The Conference Board Leading Economic Index® (LEI) for the U.S. declined by 0.2 percent in June 2024 to 101.1 (2016=100), following a decline of 0.4 percent (upwardly revised) in May. Over the first half of 2024, the LEI fell by 1.9 percent, a smaller decrease than its 2.9 percent contraction over the second half of last year.
“The US LEI continued to trend down in June, but the contraction was smaller than in the past three months,” said Justyna Zabinska-La Monica, Senior Manager, Business Cycle Indicators, at The Conference Board. “The decline continued to be fueled by gloomy consumer expectations, weak new orders, negative interest rate spread, and an increased number of initial claims for unemployment. However, due to the smaller month-on-month rate of decline, the LEI’s long-term growth has become less negative, pointing to a slow recovery. Taken together, June’s data suggest that economic activity is likely to continue to lose momentum in the months ahead. We currently forecast that cooling consumer spending will push US GDP growth down to around 1 percent (annualized) in Q3 of this year.”
The Conference Board Coincident Economic Index® (CEI) for the U.S. rose by 0.3 percent in June 2024 to 112.6 (2016=100), after increasing by 0.4 percent in May. The CEI grew 0.6 percent over the first half of 2024, about half its growth rate of 1.3 percent over the previous six months.
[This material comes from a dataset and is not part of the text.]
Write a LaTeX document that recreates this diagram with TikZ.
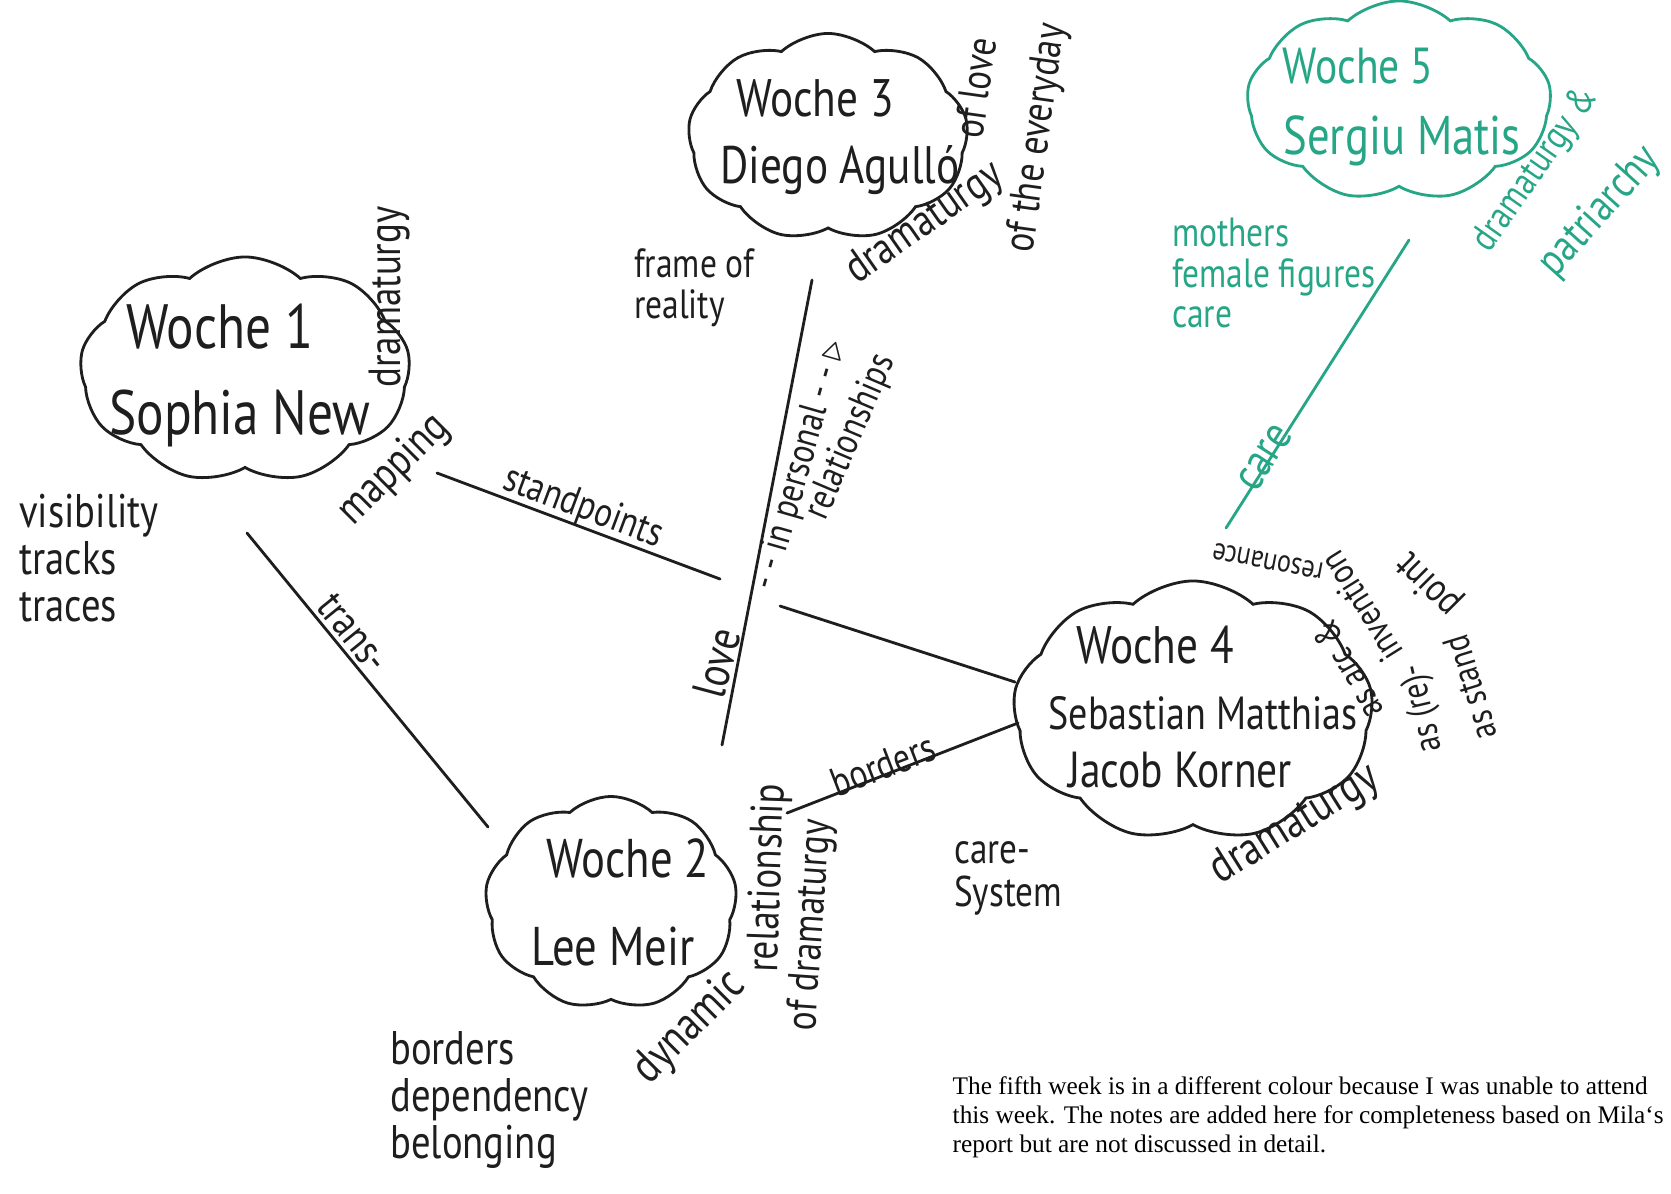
\documentclass[tikz,border=0pt]{standalone}
\usepackage{fontspec}
\newfontfamily\handfont[FakeStretch=0.82]{PT Sans}
\newfontfamily\notefont{Liberation Serif}
\usetikzlibrary{shapes.symbols}
\definecolor{ink}{RGB}{30,30,30}
\definecolor{mygreen}{RGB}{38,166,134}
\tikzset{
  week/.style={cloud, cloud puffs=9, cloud puff arc=85, cloud ignores aspect, draw=ink, line width=0.8pt, inner sep=0pt},
  wtitle/.style={font=\handfont\fontsize{#1}{#1}\selectfont, text=ink, inner sep=0pt},
  hand/.style={font=\handfont\fontsize{#1}{#1}\selectfont, text=ink, inner sep=1pt},
  hand/.default=13,
  handlist/.style={hand=#1, align=left, anchor=west},
  link/.style={draw=ink, line width=0.8pt, line cap=round},
}
\begin{document}
\begin{tikzpicture}[x=0.01cm, y=-0.01cm]
\fill[white] (0,0) rectangle (1671,1193);
\useasboundingbox (0,0) rectangle (1671,1193);
% the five weeks
\node[week, minimum width=3.3cm, minimum height=2.26cm] (w1) at (245,370) {};
\node[week, minimum width=2.52cm, minimum height=2.13cm] (w2) at (611,903) {};
\node[week, minimum width=2.8cm, minimum height=2.07cm] (w3) at (828,137) {};
\node[week, minimum width=3.6cm, minimum height=2.6cm] (w4) at (1193,711) {};
\node[week, draw=mygreen, minimum width=3.04cm, minimum height=2.0cm] (w5) at (1399,101) {};
\node[wtitle=17.8] (w1-t) at (220,327) {Woche 1};
\node[wtitle=17.8] (w1-n) at (240,418) {Sophia New};
\node[wtitle=15.5] (w2-t) at (628,858) {Woche 2};
\node[wtitle=15.5] (w2-n) at (613,946) {Lee Meir};
\node[wtitle=15] (w3-t) at (815,98) {Woche 3};
\node[wtitle=15] (w3-n) at (840,170) {Diego Agulló};
\node[wtitle=15] (w4-t) at (1155,645) {Woche 4};
\node[wtitle=13.2] (w4-n) at (1203,713) {Sebastian Matthias};
\node[wtitle=14.4] (w4-m) at (1180,770) {Jacob Korner};
\node[wtitle=14.4, text=mygreen] (w5-t) at (1358,66) {Woche 5};
\node[wtitle=15.5, text=mygreen] (w5-n) at (1402,141) {Sergiu Matis};
% connectors
\coordinate (sp1) at (437,473); \coordinate (sp2) at (720,579);
\coordinate (sp3) at (780,606); \coordinate (sp4) at (1015,682);
\coordinate (tr1) at (247,533); \coordinate (tr2) at (488,827);
\coordinate (lv1) at (812,280); \coordinate (lv2) at (722,745);
\coordinate (bo1) at (787,813); \coordinate (bo2) at (1018,723);
\coordinate (ca1) at (1409,240); \coordinate (ca2) at (1226,528);
\draw[link] (sp1) -- (sp2) (sp3) -- (sp4);
\draw[link] (tr1) -- (tr2);
\draw[link] (lv1) -- (lv2);
\draw[link] (bo1) -- (bo2);
\draw[link, draw=mygreen] (ca1) -- (ca2);
\node[hand=11.6, rotate=-20.5] (sp-l) at (583,508) {standpoints};
\node[hand=12.2, rotate=-51] (tr-l) at (353,633) {trans-};
\node[hand=13.4, rotate=75] (lv-l) at (717,663) {love};
\node[hand=11, rotate=74] (ip-l) at (801,465) {- - in personal - - $\triangleright$};
\node[hand=11, rotate=67] (rs-l) at (851,437) {relationships};
\node[hand=11.6, rotate=21] (bo-l) at (883,765) {borders};
\node[hand=13.4, rotate=57.5, text=mygreen] (ca-l) at (1265,458) {care};
% week 1
\node[hand=12.8, rotate=90] (w1-d) at (390,297) {dramaturgy};
\node[hand=12.8, rotate=45] (w1-m) at (394,470) {mapping};
\node[handlist=13.4] (w1-x) at (15,558) {visibility\\tracks\\traces};
% week 2
\node[hand=13.4, rotate=45] (w2-d) at (690,1028) {dynamic};
\node[hand=12.8, rotate=88] (w2-r) at (769,878) {relationship};
\node[hand=12.2, rotate=86] (w2-o) at (812,925) {of dramaturgy};
\node[handlist=13.4] (w2-x) at (386,1100) {borders\\dependency\\belonging};
% week 3
\node[hand=12.8, rotate=35] (w3-d) at (925,224) {dramaturgy};
\node[hand=12, rotate=82] (w3-o) at (975,88) {of love};
\node[hand=12.2, rotate=82] (w3-e) at (1038,138) {of the everyday};
\node[handlist=11.6] (w3-x) at (630,288) {frame of\\reality};
% week 4
\node[hand=13.4, rotate=32] (w4-d) at (1295,825) {dramaturgy};
\node[hand=10.5, rotate=119] (w4-a) at (1347,670) {as arc \&};
\node[hand=9, rotate=169] (w4-r) at (1268,561) {resonance};
\node[hand=10.5, rotate=103] (w4-b) at (1423,708) {as (re)-};
\node[hand=10.5, rotate=122] (w4-i) at (1361,607) {invention};
\node[hand=10.5, rotate=107] (w4-c) at (1470,688) {as stand};
\node[hand=11.5, rotate=135] (w4-p) at (1429,584) {point};
\node[handlist=12.2] (w4-x) at (950,878) {care-\\System};
% week 5
\node[hand=11, rotate=55, text=mygreen] (w5-d) at (1536,170) {dramaturgy \&};
\node[hand=12.8, rotate=48, text=mygreen] (w5-p) at (1600,212) {patriarchy};
\node[handlist=11.6, text=mygreen] (w5-x) at (1168,273) {mothers\\female figures\\care};
% note
\node[font=\notefont\fontsize{7.2}{8.2}\selectfont, align=left, anchor=north west, inner sep=0pt] (note) at (952,1076)
  {The fifth week is in a different colour because I was unable to attend\\
   this week. The notes are added here for completeness based on Mila‘s\\
   report but are not discussed in detail.};
\end{tikzpicture}
\end{document}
The CEI’s component indicators—payroll employment, personal income less transfer payments, manufacturing and trade sales, and industrial production—are included among the data used to determine recessions in the US. All four components of the index improved in June, with industrial production making the largest positive contribution to the CEI for the second consecutive month.
The Conference Board Lagging Economic Index® (LAG) for the U.S. inched up by 0.1 percent in June 2024 to 119.5 (2016=100), partially reversing a decline of 0.2 percent in May. The LAG’s six-month growth rate rebounded to 1.2 percent over the first half of this year, substantially higher than its 0.3 percent increase over the second half of 2023.